+ I thiiiink I'm up to date on my comment replies? My inbox turned into a right mess with all the holiday emails thrown in, sorry if I've skipped over you.
+ Tis the time for End of Year Lists, and I enjoyed
Every Sapphic Book I Read This Year by
Lesbiature.
+ I actually spotted the Beehive Books illuminated version of
Carmilla in a local bookshop! I didn't know their fancy editions were becoming that widespread. I backed their very first kickstarter back in the day, happy to see they've expanded. Their editions are works of art. I'll be keeping my eyes peeled for a sale so I can snap it up.
+ Finally installed Vegas Pro 22 I got from Humble Bundle, and there were separate ticky boxes for Vegas Pro and Deep Learning Model. I'm assuming that's their AI bullshit? If so, GOOD. Maybe I'll venture into discord again, most vidders have abandoned ship here and I'll very likely be in need of moral support. These gay vampires won't leave me alone and I may just have to do something about it. (this is 98% likely to never result in a finished vid, my track record is very conclusive)
+ Big shoutout to
lgbtrainbow for letting me do one icon at a time. Such a fun but also easy way to go about iconning. Though I now have three colors laying in wait for when they come back around lol. I am ready to
pounce. Please join us and icon All The Gays.
(I may actually have an icon post before the year ends whee)

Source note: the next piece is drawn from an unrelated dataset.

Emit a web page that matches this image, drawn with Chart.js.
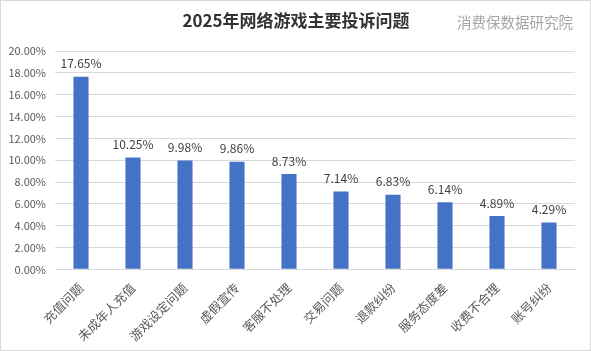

In the meantime I've written up not
one but
two tutorials based on earlier PSDs, because once again I'm having to re-learn how to make icons 🫠
❄️ ❄️ ❄️ ❄️
Rec-cember Day 29Stranger Thingslove is a battle i can win by
palmviolet (24,653 words). Christmas 1994. Nancy faces her fears. The sense of found family and friendship in this <3 (also another Christmas fic yay)
She taps the end of her ballpoint on her lip and looks idly around the terminal. The bank of seats she’s sitting on is empty. But as she watches, actually, someone comes down to sit a few seats away from her. It’s a woman, short-haired, in men’s trousers and a collared shirt. She’s got sharp eyes and freckles dusted over her cheeks; the shirt, open at the throat, shows off the hint of warm brown collarbones.
She doesn’t sit for long. Soon enough she spots someone entering the terminal and she jumps to her feet, the sort of raw delight emanating off her that’s hard to look at. She rushes forward and embraces the person. Another woman. And it’s 1994, and the world’s come a long way, but not long enough for them to kiss here in public, but Nancy can tell that they want to. She can just tell. And she doesn’t know where this sense came from, where she learned it or when. How does she know? How does she know that’s what they want to do?
Not because she’s felt that way herself. She remembers the few times she and Jonathan were apart for any length of time, the way she’d feel itchy and unsettled the whole duration and yet still strangely reluctant to see him return. She wouldn’t kiss him in the airport, though she’d kiss back if he kissed her. It was a problem of knowing neither how to live with him nor how to live without him; it was a problem they all experienced with each other, moving away from New Hawkins in dribs and drabs as they did. Joyce calling Jonathan four times a day and forgetting the time difference, waking them just as they went to bed. Nancy doing the same to Mike and Holly, just in the mornings.
She checks her watch. It’s eleven twenty-eight; she puts her notebook away and gets her things together, passing the two women on her way out, and she has to avert her eyes. She can’t look at them. Her cheeks are furiously hot.